Navel oranges are the most popular oranges for eating out of hand. This type of orange is sweet and easy to peel. The most recognized navel orange is the Washington naval orange. Each tree bears an average of 100 oranges a season. Naval orange trees are medium-size trees and are not the most vigorous growers of the orange trees. Washington naval orange trees do not need a pollinator and are for the most part seedless. Navel orange trees are hardy in USDA planting zones 9 through 11.
Water the tree every three days for the first two weeks after planting. Then cut the watering back to once a week for the rest of the first growing season, unless there is sufficient rain. From the second growing season on irrigation will be needed during times of heat and drought.
Keep a 2-foot diameter around the trunk of the tree weed-free. Place heavy-duty aluminum foil around the trunk of the young tree and treat the diameter with a contact herbicide. The foil will protect the trunk from any damage from the herbicide and from sun scorch.
Apply a citrus tree fertilizer once you start to see growth in the first season and in the spring each year thereafter. After spreading the fertilizer over the roots system; water to leach it into the soil. Follow manufacturer's directions as to amount to use per size and age of the tree.

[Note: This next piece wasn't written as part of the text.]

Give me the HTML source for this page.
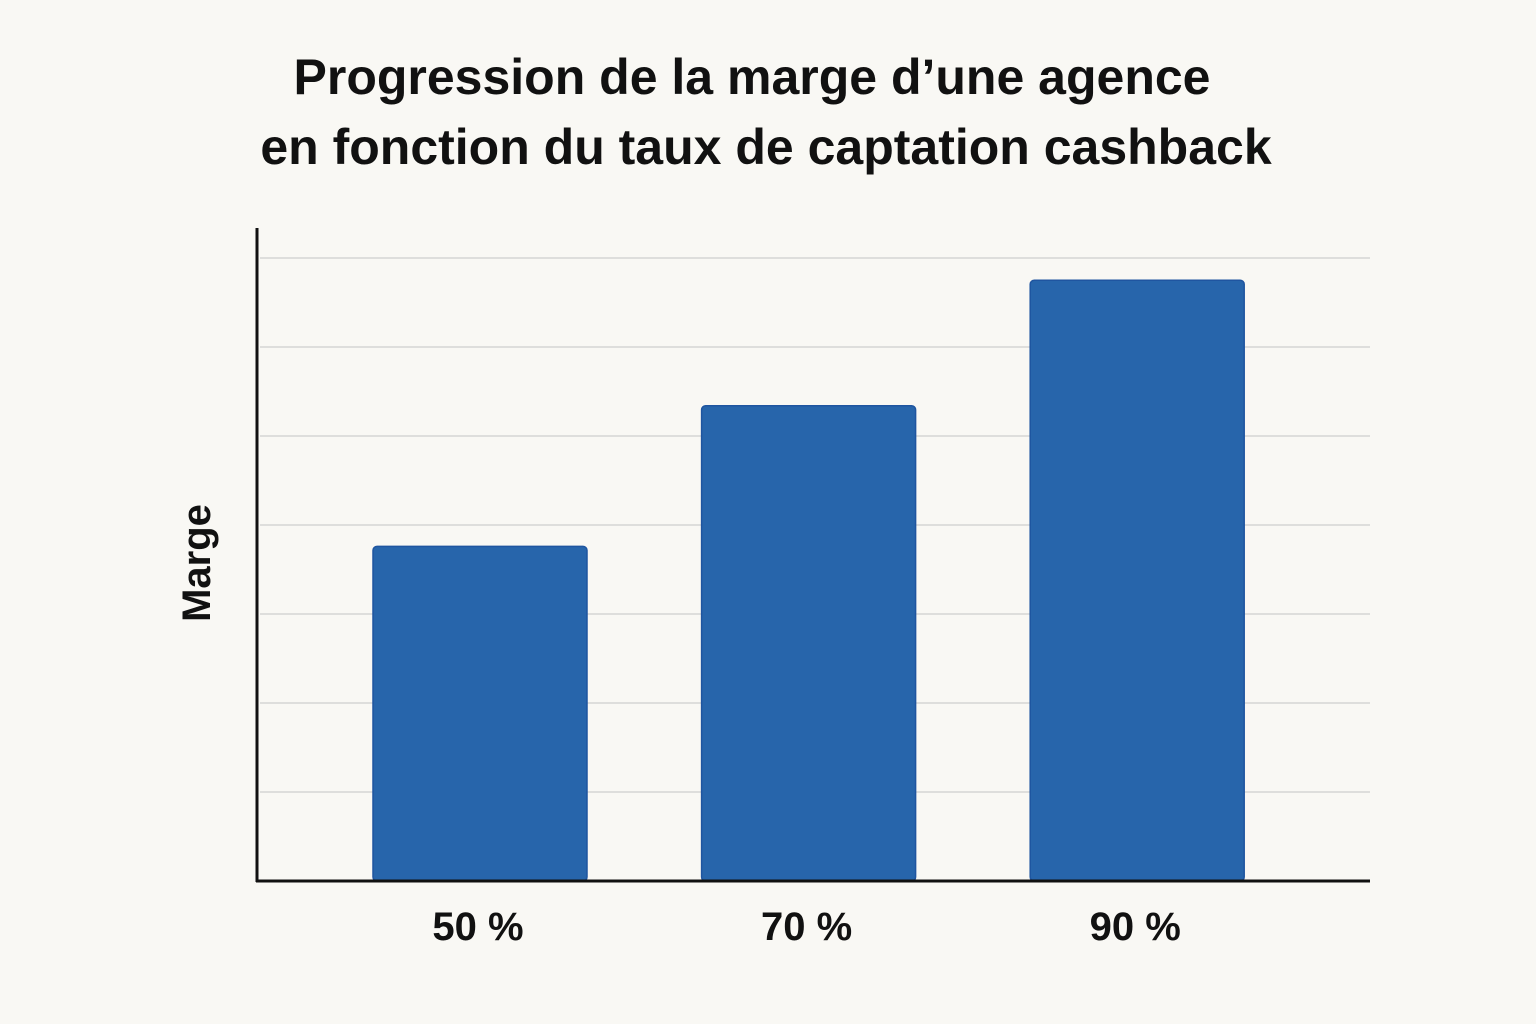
<!DOCTYPE html>
<html><head><meta charset="utf-8"><style>
html,body{margin:0;padding:0;background:#f9f8f4;}
svg{display:block;font-family:"Liberation Sans",sans-serif;}
</style></head><body>
<svg id="chart" width="1536" height="1024" viewBox="0 0 1536 1024">
<rect width="1536" height="1024" fill="#f9f8f4"/>
<text x="752" y="94" text-anchor="middle" font-size="50" font-weight="bold" fill="#111">Progression de la marge d’une agence</text>
<text x="766" y="164" text-anchor="middle" font-size="50" font-weight="bold" fill="#111">en fonction du taux de captation cashback</text>
<text transform="translate(210,563) rotate(-90)" text-anchor="middle" font-size="40" font-weight="bold" fill="#111">Marge</text>
<g id="grid"></g>
<g id="bars"></g>
<g id="labels"></g>
<line x1="257" y1="228" x2="257" y2="882" stroke="#111" stroke-width="3"/>
<line x1="256" y1="881" x2="1370" y2="881" stroke="#111" stroke-width="3"/>
</svg>
<script>
const categories = [50, 70, 90];
const tickLabels = ["50 %", "70 %", "90 %"];
const values = [3.76, 5.34, 6.75];
const gridTicks = [1, 2, 3, 4, 5, 6, 7];

const NS = "http://www.w3.org/2000/svg";
function y(v){ return 881 - v * 89; }
function x(c){ return 480 + (c - 50) * 16.43; }
const barW = 214;

const grid = document.getElementById('grid');
gridTicks.forEach(t => {
  const l = document.createElementNS(NS, 'line');
  
  
  l.setAttribute('x1', 260); l.setAttribute('x2', 1370);
  l.setAttribute('y1', y(t)); l.setAttribute('y2', y(t));
  l.setAttribute('stroke', '#d6d6d3'); l.setAttribute('stroke-width', '1.5');
  grid.appendChild(l);
});

const bars = document.getElementById('bars');
const labels = document.getElementById('labels');
categories.forEach((c, i) => {
  const r = document.createElementNS(NS, 'rect');
  
  
  r.setAttribute('x', x(c) - barW / 2);
  r.setAttribute('y', y(values[i]));
  r.setAttribute('width', barW);
  r.setAttribute('height', 881 - y(values[i]));
  r.setAttribute('rx', 4);
  r.setAttribute('fill', '#2765ab');
  r.setAttribute('stroke', '#1f55a0');
  r.setAttribute('stroke-width', '1.5');
  bars.appendChild(r);

  const t = document.createElementNS(NS, 'text');
  
  
  t.setAttribute('x', x(c) - 2);
  t.setAttribute('y', 940);
  t.setAttribute('text-anchor', 'middle');
  t.setAttribute('font-size', '40');
  t.setAttribute('font-weight', 'bold');
  t.setAttribute('fill', '#111');
  t.textContent = tickLabels[i];
  labels.appendChild(t);
});
</script>
</body></html>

Spread a 2-inch of layer of compost over the root system in mid-summer. Water thoroughly to leach the compost into the soil and supply needed nutrients.
Prune off any dead or damaged branches whenever needed. Pruning to shape or train navel orange trees is not necessary.
Remove any fruit that sets in the first or second year after planting so all the energy will be directed to the growth of the tree. Using the energy to produce fruit too soon will produce a weak tree and shorten its life.